• [SET TASK] Output the material exactly, but drop every image it holds.

• [SOURCE DATA]
_ _ _
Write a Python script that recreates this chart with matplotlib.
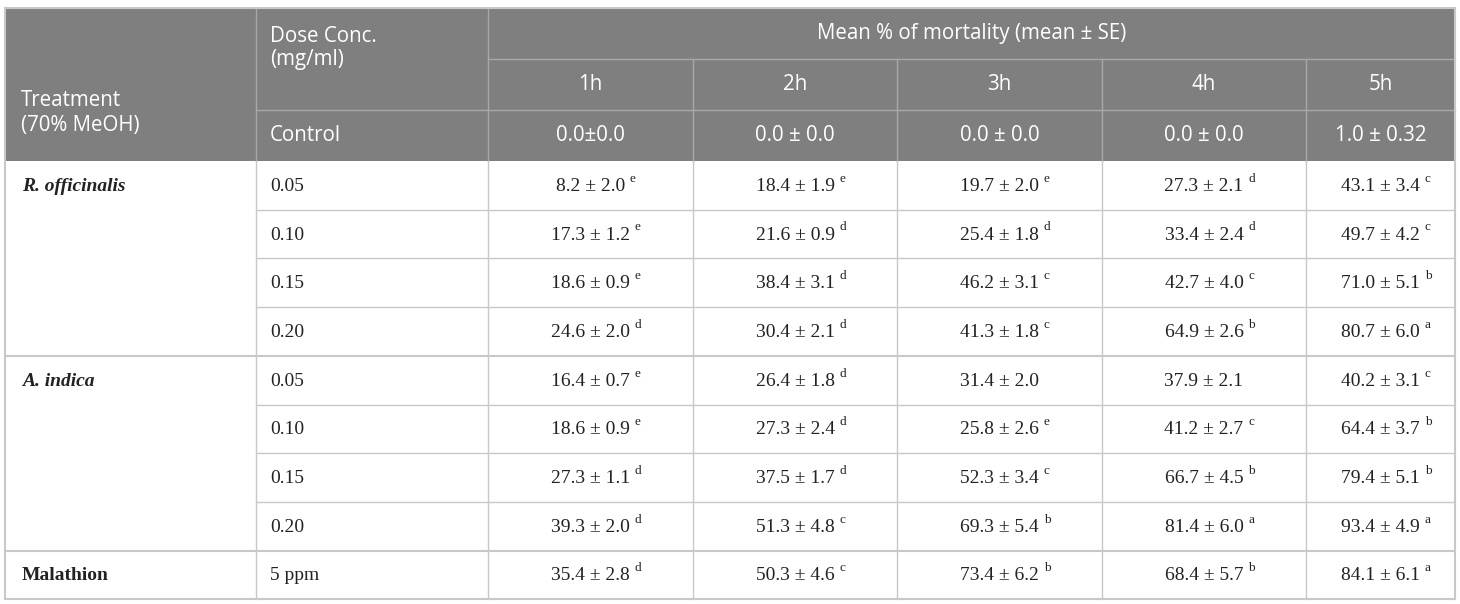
import matplotlib.pyplot as plt
from matplotlib.patches import Rectangle

# table contents
hours = ["1h", "2h", "3h", "4h", "5h"]
control = ["0.0\u00b10.0", "0.0 \u00b1 0.0", "0.0 \u00b1 0.0", "0.0 \u00b1 0.0", "1.0 \u00b1 0.32"]
treatments = ["R. officinalis", "A. indica", "Malathion"]
treatment_style = ["italic", "italic", "normal"]
doses = [
    ["0.05", "0.10", "0.15", "0.20"],
    ["0.05", "0.10", "0.15", "0.20"],
    ["5 ppm"],
]
values = [
    [["8.2 \u00b1 2.0", "18.4 \u00b1 1.9", "19.7 \u00b1 2.0", "27.3 \u00b1 2.1", "43.1 \u00b1 3.4"],
     ["17.3 \u00b1 1.2", "21.6 \u00b1 0.9", "25.4 \u00b1 1.8", "33.4 \u00b1 2.4", "49.7 \u00b1 4.2"],
     ["18.6 \u00b1 0.9", "38.4 \u00b1 3.1", "46.2 \u00b1 3.1", "42.7 \u00b1 4.0", "71.0 \u00b1 5.1"],
     ["24.6 \u00b1 2.0", "30.4 \u00b1 2.1", "41.3 \u00b1 1.8", "64.9 \u00b1 2.6", "80.7 \u00b1 6.0"]],
    [["16.4 \u00b1 0.7", "26.4 \u00b1 1.8", "31.4 \u00b1 2.0", "37.9 \u00b1 2.1", "40.2 \u00b1 3.1"],
     ["18.6 \u00b1 0.9", "27.3 \u00b1 2.4", "25.8 \u00b1 2.6", "41.2 \u00b1 2.7", "64.4 \u00b1 3.7"],
     ["27.3 \u00b1 1.1", "37.5 \u00b1 1.7", "52.3 \u00b1 3.4", "66.7 \u00b1 4.5", "79.4 \u00b1 5.1"],
     ["39.3 \u00b1 2.0", "51.3 \u00b1 4.8", "69.3 \u00b1 5.4", "81.4 \u00b1 6.0", "93.4 \u00b1 4.9"]],
    [["35.4 \u00b1 2.8", "50.3 \u00b1 4.6", "73.4 \u00b1 6.2", "68.4 \u00b1 5.7", "84.1 \u00b1 6.1"]],
]
letters = [
    [["e", "e", "e", "d", "c"],
     ["e", "d", "d", "d", "c"],
     ["e", "d", "c", "c", "b"],
     ["d", "d", "c", "b", "a"]],
    [["e", "d", "", "", "c"],
     ["e", "d", "e", "c", "b"],
     ["d", "d", "c", "b", "b"],
     ["d", "c", "b", "a", "a"]],
    [["d", "c", "b", "b", "a"]],
]

# layout (pixels)
W, H = 1460, 604
col_x = [5, 256, 488, 693, 897, 1102, 1306, 1455]
top, head_row, body_row = 8, 51, 48.7
head_bottom = top + 3 * head_row
head_color = "#7f7f7f"
head_line = "#a8a8a8"
grid_color = "#c8c8c8"
sans = "Open Sans"
serif = "Liberation Serif"

fig = plt.figure(figsize=(W / 100, H / 100), dpi=100)
ax = fig.add_axes([0, 0, 1, 1])
ax.set_xlim(0, W)
ax.set_ylim(H, 0)
ax.axis("off")

# header block
ax.add_patch(Rectangle((col_x[0], top), col_x[-1] - col_x[0], 3 * head_row,
                       facecolor=head_color, edgecolor="none"))
ax.plot([col_x[2], col_x[-1]], [top + head_row] * 2, color=head_line, lw=1)
ax.plot([col_x[1], col_x[-1]], [top + 2 * head_row] * 2, color=head_line, lw=1)
for x in col_x[1:3]:
    ax.plot([x, x], [top, head_bottom], color=head_line, lw=1)
for x in col_x[3:-1]:
    ax.plot([x, x], [top + head_row, head_bottom], color=head_line, lw=1)

hk = dict(color="white", fontsize=14.8, family=sans, va="center")
ax.text(col_x[0] + 16, 100, "Treatment", **hk)
ax.text(col_x[0] + 16, 125, "(70% MeOH)", **hk)
ax.text(col_x[1] + 14, 36, "Dose Conc.", **hk)
ax.text(col_x[1] + 14, 60, "(mg/ml)", **hk)
ax.text(col_x[1] + 14, top + 2.5 * head_row, "Control", **hk)
ax.text((col_x[2] + col_x[-1]) / 2, top + 0.5 * head_row,
        "Mean % of mortality (mean \u00b1 SE)", ha="center", **hk)
for i, h in enumerate(hours):
    cx = (col_x[i + 2] + col_x[i + 3]) / 2
    ax.text(cx, top + 1.5 * head_row, h, ha="center", **hk)
    ax.text(cx, top + 2.5 * head_row, control[i], ha="center", **hk)

# body
bk = dict(color="#222222", fontsize=14, family=serif, va="center")
y = head_bottom
for g, name in enumerate(treatments):
    n = len(doses[g])
    ax.text(col_x[0] + 17, y + body_row / 2 + 1, name, fontweight="bold",
            fontstyle=treatment_style[g], **bk)
    for r in range(n):
        yc = y + (r + 0.5) * body_row + 1
        ax.text(col_x[1] + 14, yc, doses[g][r], **bk)
        for c in range(5):
            cx = (col_x[c + 2] + col_x[c + 3]) / 2
            t = ax.text(cx, yc, values[g][r][c], ha="center", **bk)
            if letters[g][r][c]:
                ax.annotate(letters[g][r][c], xy=(1, 1), xycoords=t,
                            xytext=(3.5, -5), textcoords="offset points",
                            fontsize=9.5, family=serif, color="#222222",
                            va="bottom", ha="left")
        if r > 0:
            ax.plot([col_x[1], col_x[-1]], [y + r * body_row] * 2,
                    color=grid_color, lw=1)
    y_end = y + n * body_row
    for x in col_x[1:-1]:
        ax.plot([x, x], [y, y_end], color=grid_color, lw=1)
    ax.plot([col_x[0], col_x[-1]], [y_end, y_end], color=grid_color, lw=1.5)
    y = y_end

ax.plot([col_x[0], col_x[0]], [top, y], color=grid_color, lw=1.5)
ax.plot([col_x[-1], col_x[-1]], [top, y], color=grid_color, lw=1.5)
ax.plot([col_x[0], col_x[-1]], [top, top], color=grid_color, lw=1.5)

fig.savefig("out.png", dpi=100)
_ _ _
• [ANSWER BELOW]
Write a Python script that recreates this chart with matplotlib.
import matplotlib.pyplot as plt
from matplotlib.patches import Rectangle

# table contents
hours = ["1h", "2h", "3h", "4h", "5h"]
control = ["0.0\u00b10.0", "0.0 \u00b1 0.0", "0.0 \u00b1 0.0", "0.0 \u00b1 0.0", "1.0 \u00b1 0.32"]
treatments = ["R. officinalis", "A. indica", "Malathion"]
treatment_style = ["italic", "italic", "normal"]
doses = [
    ["0.05", "0.10", "0.15", "0.20"],
    ["0.05", "0.10", "0.15", "0.20"],
    ["5 ppm"],
]
values = [
    [["8.2 \u00b1 2.0", "18.4 \u00b1 1.9", "19.7 \u00b1 2.0", "27.3 \u00b1 2.1", "43.1 \u00b1 3.4"],
     ["17.3 \u00b1 1.2", "21.6 \u00b1 0.9", "25.4 \u00b1 1.8", "33.4 \u00b1 2.4", "49.7 \u00b1 4.2"],
     ["18.6 \u00b1 0.9", "38.4 \u00b1 3.1", "46.2 \u00b1 3.1", "42.7 \u00b1 4.0", "71.0 \u00b1 5.1"],
     ["24.6 \u00b1 2.0", "30.4 \u00b1 2.1", "41.3 \u00b1 1.8", "64.9 \u00b1 2.6", "80.7 \u00b1 6.0"]],
    [["16.4 \u00b1 0.7", "26.4 \u00b1 1.8", "31.4 \u00b1 2.0", "37.9 \u00b1 2.1", "40.2 \u00b1 3.1"],
     ["18.6 \u00b1 0.9", "27.3 \u00b1 2.4", "25.8 \u00b1 2.6", "41.2 \u00b1 2.7", "64.4 \u00b1 3.7"],
     ["27.3 \u00b1 1.1", "37.5 \u00b1 1.7", "52.3 \u00b1 3.4", "66.7 \u00b1 4.5", "79.4 \u00b1 5.1"],
     ["39.3 \u00b1 2.0", "51.3 \u00b1 4.8", "69.3 \u00b1 5.4", "81.4 \u00b1 6.0", "93.4 \u00b1 4.9"]],
    [["35.4 \u00b1 2.8", "50.3 \u00b1 4.6", "73.4 \u00b1 6.2", "68.4 \u00b1 5.7", "84.1 \u00b1 6.1"]],
]
letters = [
    [["e", "e", "e", "d", "c"],
     ["e", "d", "d", "d", "c"],
     ["e", "d", "c", "c", "b"],
     ["d", "d", "c", "b", "a"]],
    [["e", "d", "", "", "c"],
     ["e", "d", "e", "c", "b"],
     ["d", "d", "c", "b", "b"],
     ["d", "c", "b", "a", "a"]],
    [["d", "c", "b", "b", "a"]],
]

# layout (pixels)
W, H = 1460, 604
col_x = [5, 256, 488, 693, 897, 1102, 1306, 1455]
top, head_row, body_row = 8, 51, 48.7
head_bottom = top + 3 * head_row
head_color = "#7f7f7f"
head_line = "#a8a8a8"
grid_color = "#c8c8c8"
sans = "Open Sans"
serif = "Liberation Serif"

fig = plt.figure(figsize=(W / 100, H / 100), dpi=100)
ax = fig.add_axes([0, 0, 1, 1])
ax.set_xlim(0, W)
ax.set_ylim(H, 0)
ax.axis("off")

# header block
ax.add_patch(Rectangle((col_x[0], top), col_x[-1] - col_x[0], 3 * head_row,
                       facecolor=head_color, edgecolor="none"))
ax.plot([col_x[2], col_x[-1]], [top + head_row] * 2, color=head_line, lw=1)
ax.plot([col_x[1], col_x[-1]], [top + 2 * head_row] * 2, color=head_line, lw=1)
for x in col_x[1:3]:
    ax.plot([x, x], [top, head_bottom], color=head_line, lw=1)
for x in col_x[3:-1]:
    ax.plot([x, x], [top + head_row, head_bottom], color=head_line, lw=1)

hk = dict(color="white", fontsize=14.8, family=sans, va="center")
ax.text(col_x[0] + 16, 100, "Treatment", **hk)
ax.text(col_x[0] + 16, 125, "(70% MeOH)", **hk)
ax.text(col_x[1] + 14, 36, "Dose Conc.", **hk)
ax.text(col_x[1] + 14, 60, "(mg/ml)", **hk)
ax.text(col_x[1] + 14, top + 2.5 * head_row, "Control", **hk)
ax.text((col_x[2] + col_x[-1]) / 2, top + 0.5 * head_row,
        "Mean % of mortality (mean \u00b1 SE)", ha="center", **hk)
for i, h in enumerate(hours):
    cx = (col_x[i + 2] + col_x[i + 3]) / 2
    ax.text(cx, top + 1.5 * head_row, h, ha="center", **hk)
    ax.text(cx, top + 2.5 * head_row, control[i], ha="center", **hk)

# body
bk = dict(color="#222222", fontsize=14, family=serif, va="center")
y = head_bottom
for g, name in enumerate(treatments):
    n = len(doses[g])
    ax.text(col_x[0] + 17, y + body_row / 2 + 1, name, fontweight="bold",
            fontstyle=treatment_style[g], **bk)
    for r in range(n):
        yc = y + (r + 0.5) * body_row + 1
        ax.text(col_x[1] + 14, yc, doses[g][r], **bk)
        for c in range(5):
            cx = (col_x[c + 2] + col_x[c + 3]) / 2
            t = ax.text(cx, yc, values[g][r][c], ha="center", **bk)
            if letters[g][r][c]:
                ax.annotate(letters[g][r][c], xy=(1, 1), xycoords=t,
                            xytext=(3.5, -5), textcoords="offset points",
                            fontsize=9.5, family=serif, color="#222222",
                            va="bottom", ha="left")
        if r > 0:
            ax.plot([col_x[1], col_x[-1]], [y + r * body_row] * 2,
                    color=grid_color, lw=1)
    y_end = y + n * body_row
    for x in col_x[1:-1]:
        ax.plot([x, x], [y, y_end], color=grid_color, lw=1)
    ax.plot([col_x[0], col_x[-1]], [y_end, y_end], color=grid_color, lw=1.5)
    y = y_end

ax.plot([col_x[0], col_x[0]], [top, y], color=grid_color, lw=1.5)
ax.plot([col_x[-1], col_x[-1]], [top, y], color=grid_color, lw=1.5)
ax.plot([col_x[0], col_x[-1]], [top, top], color=grid_color, lw=1.5)

fig.savefig("out.png", dpi=100)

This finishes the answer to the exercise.